-- START DATA PROVIDED --

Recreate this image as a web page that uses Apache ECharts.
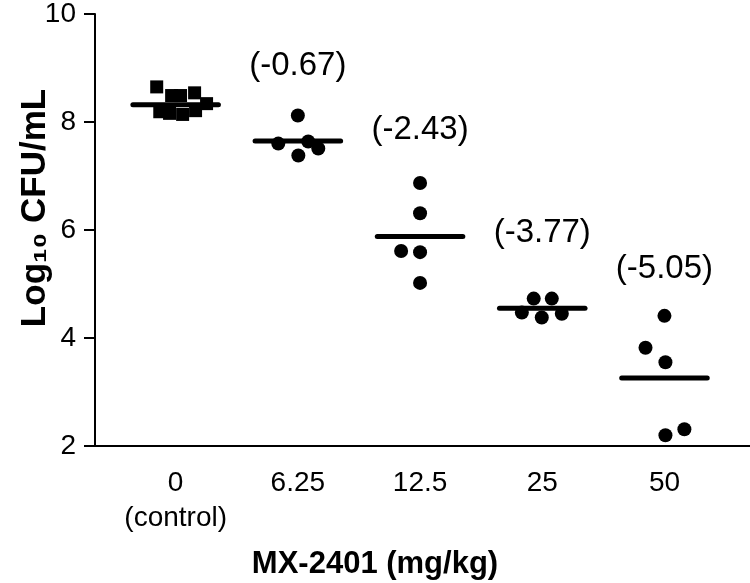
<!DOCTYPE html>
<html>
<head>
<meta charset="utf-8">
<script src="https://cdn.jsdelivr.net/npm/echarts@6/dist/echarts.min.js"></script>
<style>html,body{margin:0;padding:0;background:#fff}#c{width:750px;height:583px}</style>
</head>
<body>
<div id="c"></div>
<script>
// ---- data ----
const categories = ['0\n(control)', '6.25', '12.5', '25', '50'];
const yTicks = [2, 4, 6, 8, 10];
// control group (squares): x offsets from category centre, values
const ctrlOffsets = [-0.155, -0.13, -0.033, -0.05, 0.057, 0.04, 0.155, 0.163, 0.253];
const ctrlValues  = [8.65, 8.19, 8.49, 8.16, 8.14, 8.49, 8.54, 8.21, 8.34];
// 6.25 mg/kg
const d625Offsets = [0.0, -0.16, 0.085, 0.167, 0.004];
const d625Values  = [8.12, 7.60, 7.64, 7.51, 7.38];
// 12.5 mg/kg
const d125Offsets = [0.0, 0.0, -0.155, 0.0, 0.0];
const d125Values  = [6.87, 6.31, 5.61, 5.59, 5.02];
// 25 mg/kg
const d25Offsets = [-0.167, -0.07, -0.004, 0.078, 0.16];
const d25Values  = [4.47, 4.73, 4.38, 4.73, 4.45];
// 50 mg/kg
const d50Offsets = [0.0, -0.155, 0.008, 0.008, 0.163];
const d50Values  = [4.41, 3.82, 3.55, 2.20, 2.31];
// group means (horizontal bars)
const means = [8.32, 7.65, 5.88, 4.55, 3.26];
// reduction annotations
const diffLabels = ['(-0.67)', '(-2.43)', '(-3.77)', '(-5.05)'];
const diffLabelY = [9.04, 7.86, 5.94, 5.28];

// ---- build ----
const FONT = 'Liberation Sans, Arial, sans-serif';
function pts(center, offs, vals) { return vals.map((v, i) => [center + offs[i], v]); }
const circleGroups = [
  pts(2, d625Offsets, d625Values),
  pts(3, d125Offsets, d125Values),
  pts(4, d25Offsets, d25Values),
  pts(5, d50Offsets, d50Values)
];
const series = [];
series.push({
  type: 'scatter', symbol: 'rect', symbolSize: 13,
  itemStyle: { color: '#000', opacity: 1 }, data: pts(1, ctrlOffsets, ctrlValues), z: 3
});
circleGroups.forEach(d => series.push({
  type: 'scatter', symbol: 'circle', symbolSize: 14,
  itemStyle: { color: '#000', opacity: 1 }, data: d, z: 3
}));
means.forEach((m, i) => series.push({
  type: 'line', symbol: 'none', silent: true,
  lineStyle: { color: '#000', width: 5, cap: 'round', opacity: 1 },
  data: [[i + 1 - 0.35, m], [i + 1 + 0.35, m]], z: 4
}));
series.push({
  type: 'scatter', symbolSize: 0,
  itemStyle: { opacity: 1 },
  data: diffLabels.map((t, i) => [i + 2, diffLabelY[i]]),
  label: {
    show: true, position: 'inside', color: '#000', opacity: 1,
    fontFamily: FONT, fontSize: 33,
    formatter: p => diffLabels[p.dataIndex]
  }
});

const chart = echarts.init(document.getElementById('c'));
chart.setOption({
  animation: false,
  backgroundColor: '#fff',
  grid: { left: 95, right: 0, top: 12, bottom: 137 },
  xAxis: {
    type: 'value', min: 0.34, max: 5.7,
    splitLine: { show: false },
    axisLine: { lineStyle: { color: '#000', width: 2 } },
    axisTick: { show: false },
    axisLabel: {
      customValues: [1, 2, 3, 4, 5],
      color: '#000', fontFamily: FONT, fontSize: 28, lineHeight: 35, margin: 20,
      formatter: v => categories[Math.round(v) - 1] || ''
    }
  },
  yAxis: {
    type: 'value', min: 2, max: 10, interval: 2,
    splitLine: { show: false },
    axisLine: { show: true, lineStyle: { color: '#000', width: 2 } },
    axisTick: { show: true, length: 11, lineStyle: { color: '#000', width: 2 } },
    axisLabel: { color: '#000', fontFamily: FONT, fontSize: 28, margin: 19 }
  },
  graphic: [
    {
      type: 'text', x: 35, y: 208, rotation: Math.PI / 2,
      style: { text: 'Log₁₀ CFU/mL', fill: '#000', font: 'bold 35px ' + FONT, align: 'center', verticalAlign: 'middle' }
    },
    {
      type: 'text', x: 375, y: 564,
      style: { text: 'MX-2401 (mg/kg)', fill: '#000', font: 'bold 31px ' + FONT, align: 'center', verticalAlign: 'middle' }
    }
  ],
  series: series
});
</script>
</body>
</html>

-- END DATA PROVIDED --

▸ WORK INSTRUCTIONS:
Without the pictures, write out the whole listing above exactly as it appears.

▸ RESULT:
Recreate this image as a web page that uses Apache ECharts.
<!DOCTYPE html>
<html>
<head>
<meta charset="utf-8">
<script src="https://cdn.jsdelivr.net/npm/echarts@6/dist/echarts.min.js"></script>
<style>html,body{margin:0;padding:0;background:#fff}#c{width:750px;height:583px}</style>
</head>
<body>
<div id="c"></div>
<script>
// ---- data ----
const categories = ['0\n(control)', '6.25', '12.5', '25', '50'];
const yTicks = [2, 4, 6, 8, 10];
// control group (squares): x offsets from category centre, values
const ctrlOffsets = [-0.155, -0.13, -0.033, -0.05, 0.057, 0.04, 0.155, 0.163, 0.253];
const ctrlValues  = [8.65, 8.19, 8.49, 8.16, 8.14, 8.49, 8.54, 8.21, 8.34];
// 6.25 mg/kg
const d625Offsets = [0.0, -0.16, 0.085, 0.167, 0.004];
const d625Values  = [8.12, 7.60, 7.64, 7.51, 7.38];
// 12.5 mg/kg
const d125Offsets = [0.0, 0.0, -0.155, 0.0, 0.0];
const d125Values  = [6.87, 6.31, 5.61, 5.59, 5.02];
// 25 mg/kg
const d25Offsets = [-0.167, -0.07, -0.004, 0.078, 0.16];
const d25Values  = [4.47, 4.73, 4.38, 4.73, 4.45];
// 50 mg/kg
const d50Offsets = [0.0, -0.155, 0.008, 0.008, 0.163];
const d50Values  = [4.41, 3.82, 3.55, 2.20, 2.31];
// group means (horizontal bars)
const means = [8.32, 7.65, 5.88, 4.55, 3.26];
// reduction annotations
const diffLabels = ['(-0.67)', '(-2.43)', '(-3.77)', '(-5.05)'];
const diffLabelY = [9.04, 7.86, 5.94, 5.28];

// ---- build ----
const FONT = 'Liberation Sans, Arial, sans-serif';
function pts(center, offs, vals) { return vals.map((v, i) => [center + offs[i], v]); }
const circleGroups = [
  pts(2, d625Offsets, d625Values),
  pts(3, d125Offsets, d125Values),
  pts(4, d25Offsets, d25Values),
  pts(5, d50Offsets, d50Values)
];
const series = [];
series.push({
  type: 'scatter', symbol: 'rect', symbolSize: 13,
  itemStyle: { color: '#000', opacity: 1 }, data: pts(1, ctrlOffsets, ctrlValues), z: 3
});
circleGroups.forEach(d => series.push({
  type: 'scatter', symbol: 'circle', symbolSize: 14,
  itemStyle: { color: '#000', opacity: 1 }, data: d, z: 3
}));
means.forEach((m, i) => series.push({
  type: 'line', symbol: 'none', silent: true,
  lineStyle: { color: '#000', width: 5, cap: 'round', opacity: 1 },
  data: [[i + 1 - 0.35, m], [i + 1 + 0.35, m]], z: 4
}));
series.push({
  type: 'scatter', symbolSize: 0,
  itemStyle: { opacity: 1 },
  data: diffLabels.map((t, i) => [i + 2, diffLabelY[i]]),
  label: {
    show: true, position: 'inside', color: '#000', opacity: 1,
    fontFamily: FONT, fontSize: 33,
    formatter: p => diffLabels[p.dataIndex]
  }
});

const chart = echarts.init(document.getElementById('c'));
chart.setOption({
  animation: false,
  backgroundColor: '#fff',
  grid: { left: 95, right: 0, top: 12, bottom: 137 },
  xAxis: {
    type: 'value', min: 0.34, max: 5.7,
    splitLine: { show: false },
    axisLine: { lineStyle: { color: '#000', width: 2 } },
    axisTick: { show: false },
    axisLabel: {
      customValues: [1, 2, 3, 4, 5],
      color: '#000', fontFamily: FONT, fontSize: 28, lineHeight: 35, margin: 20,
      formatter: v => categories[Math.round(v) - 1] || ''
    }
  },
  yAxis: {
    type: 'value', min: 2, max: 10, interval: 2,
    splitLine: { show: false },
    axisLine: { show: true, lineStyle: { color: '#000', width: 2 } },
    axisTick: { show: true, length: 11, lineStyle: { color: '#000', width: 2 } },
    axisLabel: { color: '#000', fontFamily: FONT, fontSize: 28, margin: 19 }
  },
  graphic: [
    {
      type: 'text', x: 35, y: 208, rotation: Math.PI / 2,
      style: { text: 'Log₁₀ CFU/mL', fill: '#000', font: 'bold 35px ' + FONT, align: 'center', verticalAlign: 'middle' }
    },
    {
      type: 'text', x: 375, y: 564,
      style: { text: 'MX-2401 (mg/kg)', fill: '#000', font: 'bold 31px ' + FONT, align: 'center', verticalAlign: 'middle' }
    }
  ],
  series: series
});
</script>
</body>
</html>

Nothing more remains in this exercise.